10 mois et 3 coques ?
A moins d’un retournement de situation extraordinaire qui verrait Ernesto Bertarelli se mettre d’accord avec Larry Ellison et Russell Coutts sur un projet commun d’America’s Cup conventionnelle, il revient à Alinghi de définir le lieu du duel en multicoque dans un délai qui reste à fixer, mais la durée de 10 mois communément évoquée et la règle de l’hémisphère nord a priori acceptée par les deux parties devraient repousser le duel au printemps ou été 2010. Alinghi va également demander à Oracle le « custom house registry », qui permet d’authentifier le bateau avec lequel Oracle régatera.
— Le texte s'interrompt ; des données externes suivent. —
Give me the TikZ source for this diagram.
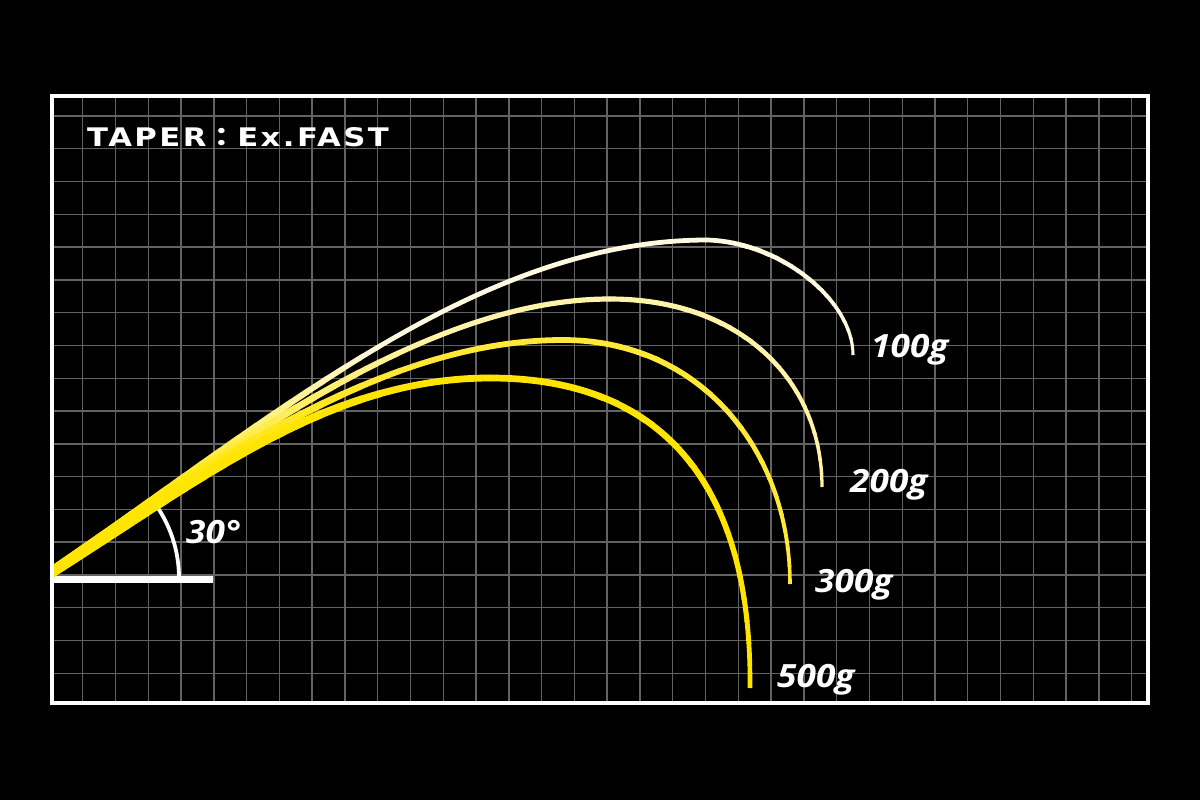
\documentclass[tikz,border=0pt]{standalone}
\usepackage{fontspec}
\setmainfont{DejaVu Sans}
\newfontfamily\lblfont{Open Sans}
\newfontfamily\titlefont[LetterSpace=8]{DejaVu Sans}
\newfontfamily\cjkfont{Noto Sans CJK JP}
\definecolor{gridgray}{HTML}{626262}
\definecolor{rodyellow}{HTML}{FFE600}
\definecolor{pale100}{HTML}{FFF9E0}
\definecolor{pale200}{HTML}{FFF3A8}
\definecolor{y300}{HTML}{FFE836}
\definecolor{y500}{HTML}{FFE400}
\tikzset{
  gridline/.style={draw=gridgray, line width=1.4pt},
  framebox/.style={draw=white, line width=3.5pt},
  lbl/.style={text=white, inner sep=0pt, anchor=base west, xscale=1.1, font=\lblfont\bfseries\itshape\fontsize{32}{32}\selectfont},
}
% uses \rodpath; #1 start colour, #2 end colour, #3 start width, #4 mid width, #5 x start, #6 x end, #7 x of peak
\newcommand\rodcurve[7]{%
  \begin{scope}\clip (52,0) rectangle (#5,800);
    \draw[color=#1, line width=#3pt] \rodpath;\end{scope}
  \foreach \k in {1,...,14}{%
    \pgfmathsetmacro\xl{#5+(#6-#5)*(\k-1)/14-0.6}%
    \pgfmathsetmacro\xr{#5+(#6-#5)*\k/14}%
    \pgfmathsetmacro\pp{100*(\k-0.5)/14}%
    \pgfmathsetmacro\ww{#3+(#4-#3)*(\k-0.5)/14}%
    \colorlet{bandc}{#2!\pp!#1}%
    \begin{scope}\clip (\xl,0) rectangle (\xr,800);
      \draw[color=bandc, line width=\ww pt] \rodpath;\end{scope}
  }%
  \begin{scope}\clip ({#6-0.6},0) rectangle (#7,800);
    \draw[color=#2, line width=#4pt] \rodpath;\end{scope}
}
% tip taper: #1 colour, #2 mid width, #3 tip width, #4 x of peak, #5 y of peak, #6 y of end
\newcommand\rodtip[6]{%
  \foreach \k in {1,...,14}{%
    \pgfmathsetmacro\yt{(\k==1) ? 0 : (#5+(#6-#5)*(\k-1)/14-0.6)}%
    \pgfmathsetmacro\yb{(\k==14) ? 800 : (#5+(#6-#5)*\k/14)}%
    \pgfmathsetmacro\ww{#2+(#3-#2)*(\k-0.5)/14}%
    \begin{scope}\clip ({#4-0.6},\yt) rectangle (1200,\yb);
      \draw[color=#1, line width=\ww pt] \rodpath;\end{scope}
  }%
}
\begin{document}
\begin{tikzpicture}[x=1pt,y=-1pt]
\fill[black] (0,0) rectangle (1200,800);
\useasboundingbox (0,0) rectangle (1200,800);
% grid
\foreach \k in {0,...,32} \draw[gridline] ({82.7+32.78*\k},96) -- ({82.7+32.78*\k},703);
\foreach \k in {0,...,17} \draw[gridline] (52,{116+32.78*\k}) -- (1148,{116+32.78*\k});
% angle marker
\coordinate (base0) at (52,579);
\coordinate (base1) at (213,579);
\draw[white, line width=7pt] (base0) -- (base1);
\draw[white, line width=3.8pt] (179,578) arc[start angle=0, end angle=-38, radius=127];
% curves
\def\rodpath{(45,576.4) .. controls (260,430) and (470,240) .. (707,240) .. controls (780,242) and (853,300) .. (853,355)}
\rodcurve{rodyellow}{pale100}{9}{4.8}{130}{380}{707}
\rodtip{pale100}{4.8}{3}{707}{240}{355}
\def\rodpath{(45,576.4) .. controls (240,440) and (430,299) .. (610,299) .. controls (740,299) and (822,380) .. (822,487)}
\rodcurve{rodyellow}{pale200}{9}{5.2}{130}{420}{610}
\rodtip{pale200}{5.2}{3.2}{610}{299}{487}
\def\rodpath{(45,576.4) .. controls (220,455) and (390,340) .. (563,340) .. controls (700,340) and (790,450) .. (790,584)}
\rodcurve{rodyellow}{y300}{10}{5.8}{130}{400}{563}
\rodtip{y300}{5.8}{3.5}{563}{340}{584}
\def\rodpath{(45,576.4) .. controls (200,478) and (330,378) .. (490,378) .. controls (650,378) and (752,470) .. (750,688)}
\rodcurve{rodyellow}{y500}{11}{6.8}{130}{400}{490}
\rodtip{y500}{6.8}{4.5}{490}{378}{688}
% frame
\draw[framebox] (52,96) rectangle (1148,703);
% texts
\node[text=white, inner sep=0pt, anchor=base west, xscale=1.2, font=\titlefont\bfseries\fontsize{25.6}{26}\selectfont] (title) at (87,146) {TAPER{\cjkfont\bfseries ：}Ex.FAST};
\node[lbl] (a30) at (186,543) {30°};
\node[lbl] (l100) at (871,357) {100g};
\node[lbl] (l200) at (850,492) {200g};
\node[lbl] (l300) at (815,592) {300g};
\node[lbl] (l500) at (777,687) {500g};
\end{tikzpicture}
\end{document}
Si les Américains ont en effet construit un trimaran géant (voir Skippers n°30), ils ont toujours refusé de transmettre ce registre permettant de le définir comme celui qu’ils utiliseront contre Alinghi. L’hiver passé, le multicoque d’Alinghi, « une vraie bête de course » selon les termes d’Ernesto Bertarelli, était prêt à 80%, le patron d’Alinghi espérant ne pas avoir à le finaliser dans un futur proche. Après SUI64 et SUI100, le chantier suisse Décision va dorénavant mettre les bouchées doubles pour créer un troisième bateau vainqueur de l’America’s Cup. A deux ou trois coques ? De son côté, les marins d’Alinghi vont s’entraîner deux fois plus en catamaran, qu’il s’agisse du F41 et des Xtreme40 de Valence ou des D35 du Challenge Julius Baer sur le Léman, Alinghi envisageant de reprendre l’ancien Cadence pour créer un 2e équipage. Sur l’eau, le palmarès d’Alinghi contre Oracle est jusqu’à présent sans appel. Qu’il en reste ainsi.